The “Too Close To Call” co-feature between WBC Super Bantamweight champion Israel Vazquez and dangerous contender Jhonny Gonzalez was all that the main event wasn’t.
Vazquez came off the deck twice and truly earned his “Magnifico” nickname with a stupendous performance against a truly risky opponent.
After being controlled for most of the first six rounds of the scheduled twelve round defense of his title, Vasquez went to work in round seven and sent Gonzalez to the canvas with a crushing right hand which hurt his 25-year-old foe and had him holding on for dear life until the bell. Rounds eight and nine were much of the same for Vasquez, who pounded away and had Gonzalez fighting off the ropes.
By the end of round nine Gonzalez was bleeding profusely from the nose, his face was puffy and battered, and he appeared in deep trouble. Trailing on all three judge’s scorecards entering round ten Vasquez, himself bruised and bleeding, fought on like a true champion and landed several combinations of body shots followed by a right to the head dropped a weary and damaged Gonzalez, who appeared to be in no condition to continue. The young Gonzalez’s corner smartly threw in the towel, which forced referee Kenny Bayless to call a halt to this spectacular battle of proud Mexican fighters at 2:09 of the tenth round.
Vasquez improved to 41-3, with this awesome victory being his 30th by way of knockout.
A third world championship fight was included in the Golden Boy Promotions, in association with Main Events, event which celebrated the Mexican Independence weekend.

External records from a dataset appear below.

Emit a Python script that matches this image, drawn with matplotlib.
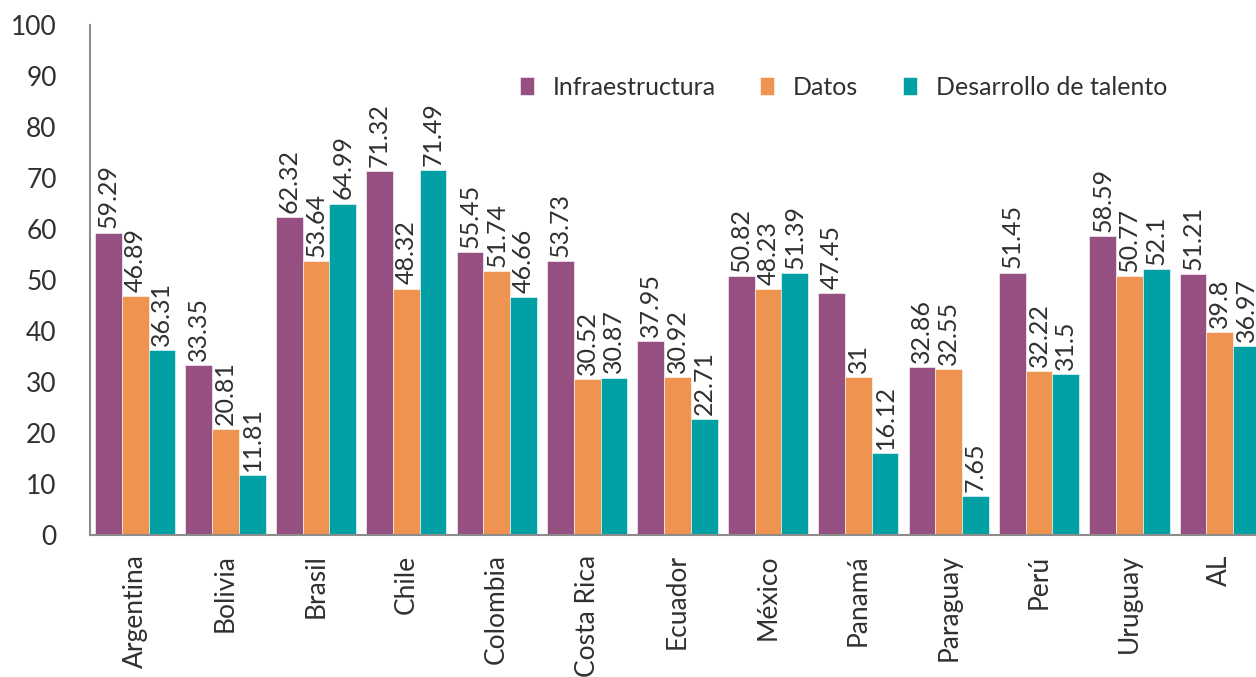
import matplotlib
matplotlib.use("Agg")
import matplotlib.pyplot as plt
import numpy as np

countries = ["Argentina", "Bolivia", "Brasil", "Chile", "Colombia", "Costa Rica",
             "Ecuador", "México", "Panamá", "Paraguay", "Perú", "Uruguay", "AL"]
infraestructura = [59.29, 33.35, 62.32, 71.32, 55.45, 53.73, 37.95, 50.82, 47.45, 32.86, 51.45, 58.59, 51.21]
datos = [46.89, 20.81, 53.64, 48.32, 51.74, 30.52, 30.92, 48.23, 31, 32.55, 32.22, 50.77, 39.8]
talento = [36.31, 11.81, 64.99, 71.49, 46.66, 30.87, 22.71, 51.39, 16.12, 7.65, 31.5, 52.1, 36.97]
series_names = ["Infraestructura", "Datos", "Desarrollo de talento"]
colors = ["#954F80", "#EE9450", "#00A0A5"]

plt.rcParams["font.family"] = ["Lato", "DejaVu Sans"]
text_col = "#303030"

fig = plt.figure(figsize=(12.56, 6.77), dpi=100)
ax = fig.add_axes([90 / 1256, 1 - 535 / 677, 1 - 90 / 1256, 510 / 677])

x = np.arange(len(countries))
w = 0.296
for i, (vals, name, col) in enumerate(zip([infraestructura, datos, talento], series_names, colors)):
    pos = x + (i - 1) * w
    ax.bar(pos, vals, width=w, color=col, edgecolor="white", linewidth=0.4, label=name, clip_on=False)
    for px, v in zip(pos, vals):
        ax.annotate(f"{v:g}", (px, v), xytext=(0, 3), textcoords="offset points",
                    rotation=90, ha="center", va="bottom", fontsize=18, color=text_col,
                    annotation_clip=False)

ax.set_xlim(-0.5, 12.4)
ax.set_ylim(0, 100)
ax.set_yticks(range(0, 101, 10))
ax.set_xticks(x)
ax.set_xticklabels(countries, rotation=90, fontsize=19, color=text_col)
ax.tick_params(axis="y", length=0, pad=24, labelsize=19, labelcolor=text_col)
ax.tick_params(axis="x", length=0, pad=14)
for s in ["top", "right"]:
    ax.spines[s].set_visible(False)
for s in ["left", "bottom"]:
    ax.spines[s].set_color("#8c8c8c")
    ax.spines[s].set_linewidth(1.5)

ax.legend(loc="center left", bbox_to_anchor=(0.36, 0.878), ncol=3, frameon=False,
          fontsize=18, handlelength=0.55, handleheight=0.75, handletextpad=0.75,
          columnspacing=1.8, borderaxespad=0, labelcolor=text_col)

fig.savefig("out.png", dpi=100)
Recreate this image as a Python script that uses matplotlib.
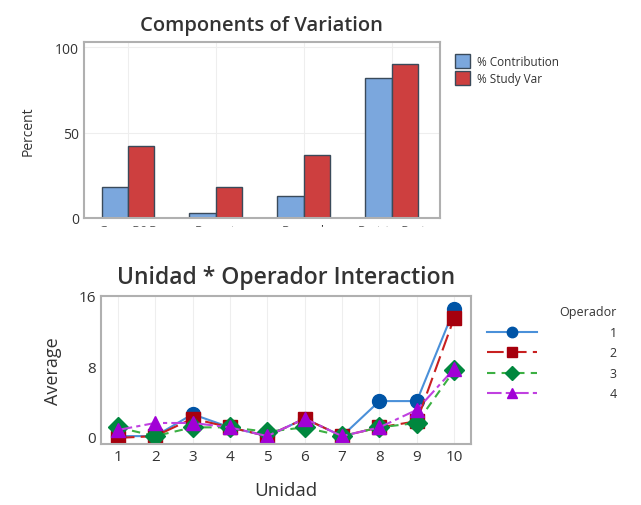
import matplotlib
matplotlib.use("Agg")
import matplotlib.pyplot as plt
import numpy as np

plt.rcParams['font.family'] = ['Open Sans', 'DejaVu Sans']

# components of variation
components = ["Gage R&R", "Repeat", "Reprod", "Part-to-Part"]
pct_contribution = [18, 3, 13, 82]
pct_study_var = [42, 18, 37, 90]

# interaction plot
unidad = [1, 2, 3, 4, 5, 6, 7, 8, 9, 10]
op1 = [0.0, 0.0, 2.5, 1.0, 0.0, 2.0, 0.0, 4.0, 4.0, 14.5]
op2 = [-0.2, 0.0, 2.0, 1.0, 0.0, 2.0, 0.0, 1.0, 1.7, 13.5]
op3 = [1.0, 0.0, 1.0, 1.0, 0.5, 1.0, 0.0, 1.0, 1.5, 7.5]
op4 = [0.7, 1.5, 1.5, 1.0, 0.0, 2.0, 0.0, 1.0, 3.0, 7.7]
operadores = ["1", "2", "3", "4"]

W, H = 641, 506
fig = plt.figure(figsize=(W / 100, H / 100), dpi=100)

def box(l, t, r, b):
    return [l / W, 1 - b / H, (r - l) / W, (b - t) / H]

txt = "#333333"

# --- top chart ---
ax1 = fig.add_axes(box(84, 43, 440, 219))
x = np.arange(len(components))
w = 0.3
ax1.bar(x - w / 2, pct_contribution, w, color="#7BA7DD", edgecolor="#3a4a5a", linewidth=1)
ax1.bar(x + w / 2, pct_study_var, w, color="#CD3F3F", edgecolor="#3a4a5a", linewidth=1)
ax1.set_xlim(-0.5, 3.55)
ax1.set_ylim(0, 103)
ax1.set_yticks([0, 50, 100])
ax1.set_xticks(x)
ax1.set_xticklabels(components, fontsize=9, color=txt)
ax1.tick_params(axis="y", labelsize=10, colors=txt, length=0)
ax1.tick_params(axis="x", length=0, pad=4)
ax1.grid(True, color="#eeeeee", linewidth=0.8)
ax1.set_axisbelow(True)
for s in ax1.spines.values():
    s.set_color("#b0b0b0")
    s.set_linewidth(1.5)
ax1.set_ylabel("Percent", fontsize=10, color=txt, labelpad=14)
ax1.set_title("Components of Variation", fontsize=14.5, color=txt, pad=9,
              fontweight="semibold")
ax1.legend(["% Contribution", "% Study Var"], loc="upper left", bbox_to_anchor=(1.03, 0.96),
           frameon=False, fontsize=8.5, handlelength=1.25, handleheight=1.5,
           labelcolor=txt, borderaxespad=0, labelspacing=0.2, handletextpad=0.6)

# tick labels of the top chart are cut off in the reference
fig.patches.append(plt.Rectangle((0, 1 - 245 / H), 1, 17 / H, transform=fig.transFigure,
                                 color="white", zorder=10))

# --- bottom chart ---
ax2 = fig.add_axes(box(101, 297, 471, 445))
series = [op1, op2, op3, op4]
colors = ["#0054A6", "#A6000D", "#00873E", "#A100D6"]
markers = ["o", "s", "D", "^"]
styles = ["-", (0, (8, 3)), (0, (4, 3)), (0, (7, 2, 2, 2))]
lcolors = ["#4a90d9", "#c82020", "#3cb043", "#c040e0"]
for ys, c, lc, m, ls, lab in zip(series, colors, lcolors, markers, styles, operadores):
    ax2.plot(unidad, ys, color=lc, linestyle=ls, linewidth=1.5, marker=m,
             markersize=10, markerfacecolor=c, markeredgecolor=c, label=lab)
ax2.set_xlim(0.55, 10.45)
ax2.set_ylim(-0.9, 16)
ax2.set_yticks([0, 8, 16])
ax2.set_xticks(unidad)
ax2.tick_params(labelsize=11, colors=txt, length=0)
ax2.grid(True, axis="x", color="#eeeeee", linewidth=0.8)
for s in ax2.spines.values():
    s.set_color("#b0b0b0")
    s.set_linewidth(1.5)
ax2.set_xlabel("Unidad", fontsize=13.5, color=txt, labelpad=12)
ax2.set_ylabel("Average", fontsize=13, color=txt, labelpad=12)
ax2.set_title("Unidad * Operador Interaction", fontsize=16.5, color=txt, pad=9,
              fontweight="semibold")
leg = ax2.legend(title="Operador", loc="upper left", bbox_to_anchor=(1.03, 0.97),
                 frameon=False, fontsize=9, title_fontsize=9, handlelength=4,
                 markerscale=0.75, alignment="right", labelcolor=txt, borderaxespad=0,
                 labelspacing=0.6, handletextpad=5.8)
leg.get_title().set_color(txt)

fig.savefig("out.png", dpi=100)
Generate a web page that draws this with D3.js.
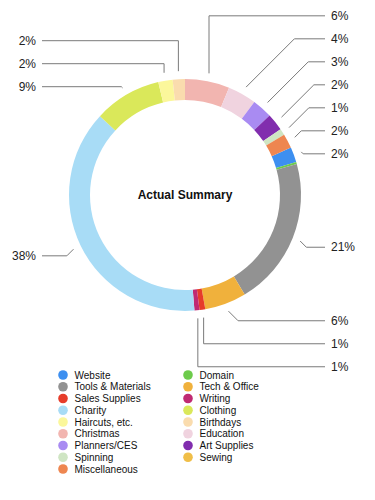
<!DOCTYPE html>
<html>
<head>
<meta charset="utf-8">
<script src="https://cdn.jsdelivr.net/npm/d3@7"></script>
<style>
    body { margin: 0; background: #fff; font-family: "Liberation Sans", Arial, Helvetica, sans-serif; }
</style>
</head>
<body>
<div id="chart"></div>
<script>
// data, in the order the chart draws it (clockwise)
const categories = ["Website", "Domain", "Tools & Materials", "Tech & Office", "Sales Supplies", "Writing",
    "Charity", "Clothing", "Haircuts, etc.", "Birthdays", "Christmas", "Education", "Planners/CES",
    "Art Supplies", "Spinning", "Sewing", "Miscellaneous"];
const values = [2.1, 0.3, 20.7, 5.8, 0.8, 0.7, 38.2, 9.4, 2.0, 1.7, 6.2, 4.0, 2.8, 2.4, 0.9, 0, 2.0];
const colors = ["#3d8ff0", "#6dcb4b", "#929292", "#f0b13c", "#e63c2a", "#c02a72", "#a8dcf6", "#dae85a",
    "#fbf79b", "#fadcae", "#f2b5b0", "#f0d3df", "#a98bf2", "#812dae", "#cfe5c3", "#f0be48", "#ee8650"];
const chartTitle = "Actual Summary";

// layout
const width = 375, height = 500;
const cx = 185, cy = 195;
const outerR = 116, innerR = 95;

const svg = d3.select("#chart").append("svg")
    .attr("width", width)
    .attr("height", height);

const color = d3.scaleOrdinal().domain(categories).range(colors);
const total = d3.sum(values);

// rotate so Christmas starts at 12 o'clock
const firstIdx = categories.indexOf("Christmas");
const rot = 2 * Math.PI * d3.sum(values.slice(firstIdx)) / total;

const pie = d3.pie()
    .sort(null)
    .value(i => values[i])
    .startAngle(rot)
    .endAngle(rot + 2 * Math.PI);

const arcs = pie(d3.range(categories.length)).filter(d => values[d.data] > 0);

const arc = d3.arc().innerRadius(innerR).outerRadius(outerR);

const ring = svg.append("g").attr("transform", `translate(${cx},${cy})`);
ring.selectAll("path.slice")
    .data(arcs)
    .enter().append("path")
    .attr("class", "slice")
    .attr("d", arc)
    .attr("fill", d => color(categories[d.data]));

// title
svg.append("text")
    .attr("x", cx)
    .attr("y", cy)
    .attr("text-anchor", "middle")
    .attr("dominant-baseline", "central")
    .attr("font-size", 12)
    .attr("font-weight", "bold")
    .attr("fill", "#111")
    .text(chartTitle);

// percentage labels with leader lines
const labels = arcs
    .filter(d => values[d.data] / total * 100 >= 0.5)
    .map(d => {
        let a = ((d.startAngle + d.endAngle) / 2) % (2 * Math.PI);
        return {
            a: a,
            side: Math.sin(a) >= 0 ? 1 : -1,
            upper: Math.cos(a) > 0,
            x0: cx + 124 * Math.sin(a),
            y0: cy - 124 * Math.cos(a),
            y: cy - 130 * Math.cos(a) + 4,
            text: Math.round(values[d.data] / total * 100) + "%"
        };
    });

// push overlapping labels away from the middle
const gap = 23;
[1, -1].forEach(side => {
    let up = labels.filter(l => l.side === side && l.upper).sort((p, q) => q.y - p.y);
    up.forEach((l, i) => { if (i > 0) l.y = Math.min(l.y, up[i - 1].y - gap); });
    let down = labels.filter(l => l.side === side && !l.upper).sort((p, q) => p.y - q.y);
    down.forEach((l, i) => { if (i > 0) l.y = Math.max(l.y, down[i - 1].y + gap); });
});

labels.forEach(l => {
    let fromVert = Math.min(l.a, Math.abs(Math.PI - l.a), 2 * Math.PI - l.a);
    l.ex = fromVert < 15 * Math.PI / 180 ? l.x0 : l.x0 + l.side * Math.abs(l.y - l.y0);
    l.lx = l.side > 0 ? 325 : 42;
});

svg.selectAll("path.leader")
    .data(labels)
    .enter().append("path")
    .attr("class", "leader")
    .attr("d", l => `M${l.x0},${l.y0}L${l.ex},${l.y}L${l.lx},${l.y}`)
    .attr("fill", "none")
    .attr("stroke", "#7a7a7a")
    .attr("stroke-width", 1);

svg.selectAll("text.pct")
    .data(labels)
    .enter().append("text")
    .attr("class", "pct")
    .attr("x", l => l.side > 0 ? 331 : 36)
    .attr("y", l => l.y)
    .attr("text-anchor", l => l.side > 0 ? "start" : "end")
    .attr("dominant-baseline", "central")
    .attr("font-size", 12)
    .attr("fill", "#222")
    .text(l => l.text);

// legend, two columns
const legend = svg.append("g").attr("class", "legend");
const rowH = 11.75;
const items = legend.selectAll("g.item")
    .data(categories)
    .enter().append("g")
    .attr("class", "item")
    .attr("transform", (d, i) => `translate(${i % 2 === 0 ? 63 : 188},${375 + Math.floor(i / 2) * rowH})`);

items.append("circle")
    .attr("r", 4.8)
    .attr("fill", d => color(d));

items.append("text")
    .attr("x", 11.5)
    .attr("dominant-baseline", "central")
    .attr("font-size", 10)
    .attr("fill", "#111")
    .text(d => d);
</script>
</body>
</html>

The first fight on the televised HBO Pay-Per-View portion saw Jorge Paez Jr. given all he could handle by Topeka, Kansas native Derrick Campos, who definitely didn’t travel to Las Vegas to lose.
Dropped in round two by a stunning Paez combination, Campos landed his own bombs which hurt the undefeated Paez, and the battle was on. Late in the fourth and final round Campos staggered Paez and sent the highly touted prospect to the canvas under a barrage of punches. Paez valiantly beat the count and fortunately for him the bell ended the exciting fight between these two talented young fighters.
Judge Dalby Shirley seemed to get it right, calling the bout a 37-37 draw, yet judges Jerry Roth and Robert Hoyle both scored it 38-36, giving Jorge Paez Jr. a majority decision win. The victory kept Paez unbeaten at 11-0 (7 KO’s), while the tough luck Campos falls to 6-3 (5 KO’s), but has nothing to be ashamed of with his sincere effort.
The reaction of the crowd told the REAL scoring - cheers and applause as Derrick Campos left the ring, while Paez Jr. was booed. Jerry Roth and Robert Hoyle should have been booed as well.